Mengutip RTI Business, PT Mitra Adi Perkasa (MAPI) misalnya, yang ditutup melemah di level 1655 atau turun -75 poin atau -4,34 persen.
Pun dengan PT Aspirasi Hidup Indonesia (ACES) yang menutup perdagangan dengan bertengger di posisi 860 atau turun sebanyak -1,71 persen.
Sementara itu PT Erajaya Swasembada (ERAA) mengalami kondisi serupa dengan menempati level 436 atau turun -18 poin.
Namun di sisi lain, terdapat pula saham ritel yang menutup perdagangan akhir pekan ini dengan berada di zona hijau. Seperti PT Hero Supermarket (HERO) yang berada di level 660, naik +5 poin atau +0,76 persen.
PT Midi Utama Indonesia (MIDI) juga menutup perdagangan di zona hijau setelah menempati level 454 atau naik sebesar +10 poin (+2,25 persen).
Sebelum diumumkannya deflasi lima bulan beruntun ini, emiten ritel sejatinya baru mendapat angin setelah suku bunga acuan dipangkas Bank Indonesia. (*)

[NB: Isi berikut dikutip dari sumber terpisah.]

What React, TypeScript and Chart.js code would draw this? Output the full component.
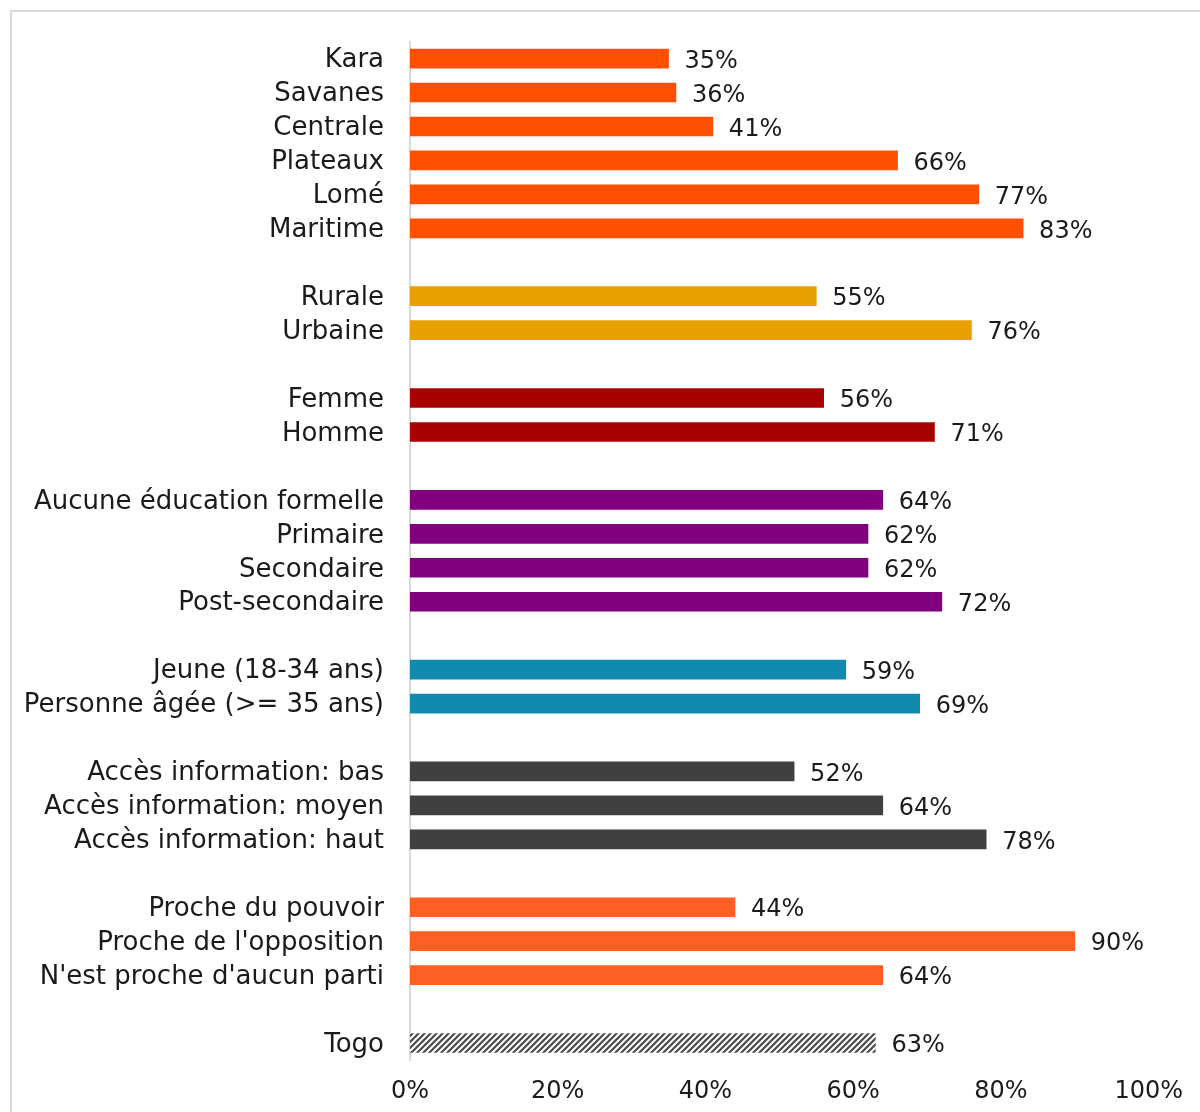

Berita atau informasi yang Anda baca membahas emiten atau saham tertentu berdasarkan data yang tersedia dari keterbukaan informasi PT Bursa Efek Indonesia dan sumber lain yang dapat dipercaya. Konten ini tidak dimaksudkan sebagai ajakan untuk membeli atau menjual saham tertentu. Selalu lakukan riset mandiri dan konsultasikan keputusan investasi Anda dengan penasihat keuangan profesional. Pastikan Anda memahami risiko dari setiap keputusan investasi yang diambil.